» **Your instructions**: Drop the pictures, then extract the listing word for word.
__________________________________________________
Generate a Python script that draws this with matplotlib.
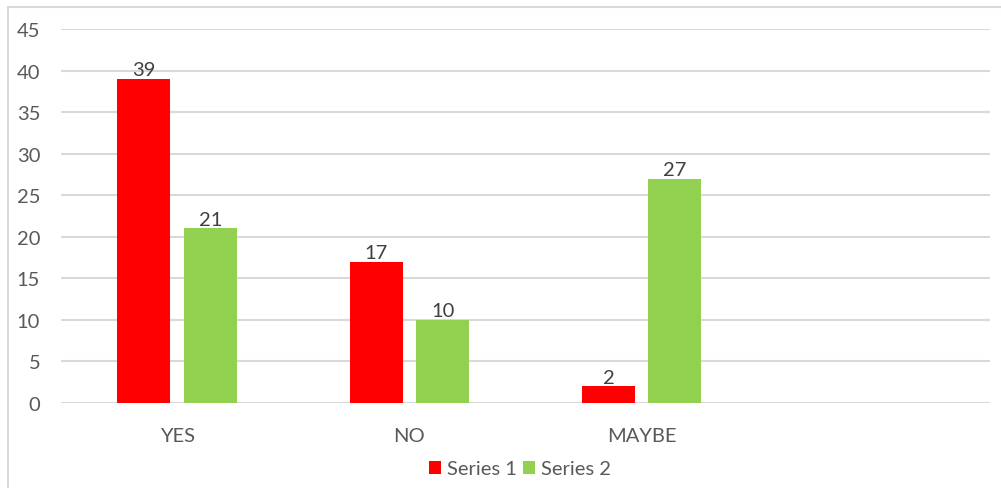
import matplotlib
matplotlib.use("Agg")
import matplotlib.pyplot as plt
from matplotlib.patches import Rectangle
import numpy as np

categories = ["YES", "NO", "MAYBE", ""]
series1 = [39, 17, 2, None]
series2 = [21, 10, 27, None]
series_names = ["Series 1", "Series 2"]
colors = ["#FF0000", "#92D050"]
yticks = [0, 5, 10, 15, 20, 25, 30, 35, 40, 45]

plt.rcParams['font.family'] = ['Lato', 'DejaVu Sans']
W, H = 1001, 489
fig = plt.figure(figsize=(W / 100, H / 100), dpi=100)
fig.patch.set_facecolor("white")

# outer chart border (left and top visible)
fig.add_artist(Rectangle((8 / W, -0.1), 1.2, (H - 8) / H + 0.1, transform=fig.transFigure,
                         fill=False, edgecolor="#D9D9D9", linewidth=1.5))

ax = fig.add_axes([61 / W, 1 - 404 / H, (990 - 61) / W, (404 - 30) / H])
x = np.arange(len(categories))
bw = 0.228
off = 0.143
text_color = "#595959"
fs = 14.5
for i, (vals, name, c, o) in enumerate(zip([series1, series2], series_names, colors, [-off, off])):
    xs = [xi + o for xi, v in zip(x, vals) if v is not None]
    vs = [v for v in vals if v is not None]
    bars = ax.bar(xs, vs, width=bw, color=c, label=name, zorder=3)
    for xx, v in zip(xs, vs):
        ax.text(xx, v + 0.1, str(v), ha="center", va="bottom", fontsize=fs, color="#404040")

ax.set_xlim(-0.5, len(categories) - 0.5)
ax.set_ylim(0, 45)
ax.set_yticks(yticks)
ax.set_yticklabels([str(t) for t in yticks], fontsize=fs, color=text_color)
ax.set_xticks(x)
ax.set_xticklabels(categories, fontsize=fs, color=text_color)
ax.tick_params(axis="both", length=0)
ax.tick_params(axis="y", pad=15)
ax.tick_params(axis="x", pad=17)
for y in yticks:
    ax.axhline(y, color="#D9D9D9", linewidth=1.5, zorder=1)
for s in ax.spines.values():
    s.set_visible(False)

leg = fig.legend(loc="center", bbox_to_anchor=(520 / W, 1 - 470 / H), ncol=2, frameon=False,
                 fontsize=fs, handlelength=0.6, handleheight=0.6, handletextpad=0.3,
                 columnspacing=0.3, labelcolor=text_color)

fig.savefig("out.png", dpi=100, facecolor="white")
__________________________________________________
» **The answer**:
Generate a Python script that draws this with matplotlib.
import matplotlib
matplotlib.use("Agg")
import matplotlib.pyplot as plt
from matplotlib.patches import Rectangle
import numpy as np

categories = ["YES", "NO", "MAYBE", ""]
series1 = [39, 17, 2, None]
series2 = [21, 10, 27, None]
series_names = ["Series 1", "Series 2"]
colors = ["#FF0000", "#92D050"]
yticks = [0, 5, 10, 15, 20, 25, 30, 35, 40, 45]

plt.rcParams['font.family'] = ['Lato', 'DejaVu Sans']
W, H = 1001, 489
fig = plt.figure(figsize=(W / 100, H / 100), dpi=100)
fig.patch.set_facecolor("white")

# outer chart border (left and top visible)
fig.add_artist(Rectangle((8 / W, -0.1), 1.2, (H - 8) / H + 0.1, transform=fig.transFigure,
                         fill=False, edgecolor="#D9D9D9", linewidth=1.5))

ax = fig.add_axes([61 / W, 1 - 404 / H, (990 - 61) / W, (404 - 30) / H])
x = np.arange(len(categories))
bw = 0.228
off = 0.143
text_color = "#595959"
fs = 14.5
for i, (vals, name, c, o) in enumerate(zip([series1, series2], series_names, colors, [-off, off])):
    xs = [xi + o for xi, v in zip(x, vals) if v is not None]
    vs = [v for v in vals if v is not None]
    bars = ax.bar(xs, vs, width=bw, color=c, label=name, zorder=3)
    for xx, v in zip(xs, vs):
        ax.text(xx, v + 0.1, str(v), ha="center", va="bottom", fontsize=fs, color="#404040")

ax.set_xlim(-0.5, len(categories) - 0.5)
ax.set_ylim(0, 45)
ax.set_yticks(yticks)
ax.set_yticklabels([str(t) for t in yticks], fontsize=fs, color=text_color)
ax.set_xticks(x)
ax.set_xticklabels(categories, fontsize=fs, color=text_color)
ax.tick_params(axis="both", length=0)
ax.tick_params(axis="y", pad=15)
ax.tick_params(axis="x", pad=17)
for y in yticks:
    ax.axhline(y, color="#D9D9D9", linewidth=1.5, zorder=1)
for s in ax.spines.values():
    s.set_visible(False)

leg = fig.legend(loc="center", bbox_to_anchor=(520 / W, 1 - 470 / H), ncol=2, frameon=False,
                 fontsize=fs, handlelength=0.6, handleheight=0.6, handletextpad=0.3,
                 columnspacing=0.3, labelcolor=text_color)

fig.savefig("out.png", dpi=100, facecolor="white")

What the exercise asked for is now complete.